Last week Kentucky Republican Senator Rand Paul sent Senate Majority Leader Harry Reid a letter saying he would attempt to block Barron's nomination from coming to a vote until the administration complied with that order. Monday, the ACLU sent a letter to all Senators in the chamber urging them not to vote on the Barron nomination until they see more information about the targeted killing program.
Senate Democrats abolished the filibuster late last year and they retain a five-seat majority in the chamber. Even a small number of Democratic defections could tip the balance. In a statement to msnbc Monday, Democratic Oregon Senator Ron Wyden -- who has been a frequent critic of Obama national security policies -- did not commit to opposing Barron’s nomination but said that “These memos need to be shared with the public, and the important questions that they failed to address must be answered.”

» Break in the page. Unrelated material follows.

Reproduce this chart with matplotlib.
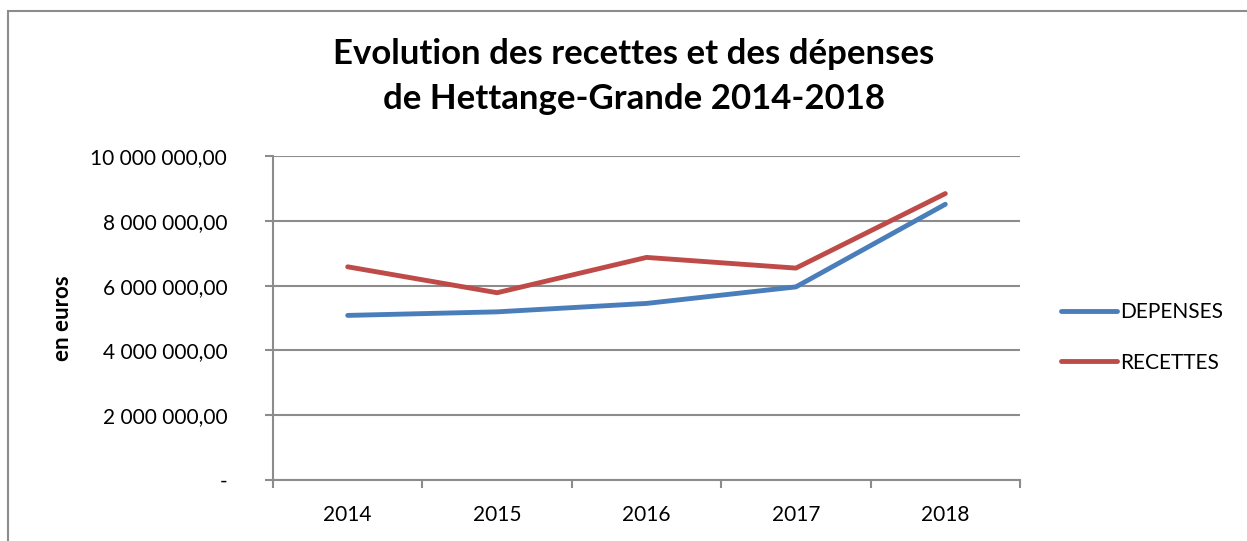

Senators themselves did not get to see the controversial legal memos until 2013, after several Senators threatened to block the nomination of John Brennan to be director of the CIA. Only members of the Senate intelligence and judiciary committees were given access to the memos, most of the Senators who would vote on Barron's nomination have not seen what is arguably his most consequential legal work.
The introduction to the 2006 document was written by Dawn Johnsen, a prominent critic of the Bush administration's war on terror whose nomination to head the Justice Department's office of legal counsel was derailed by Senate Republicans over her opposition to torture.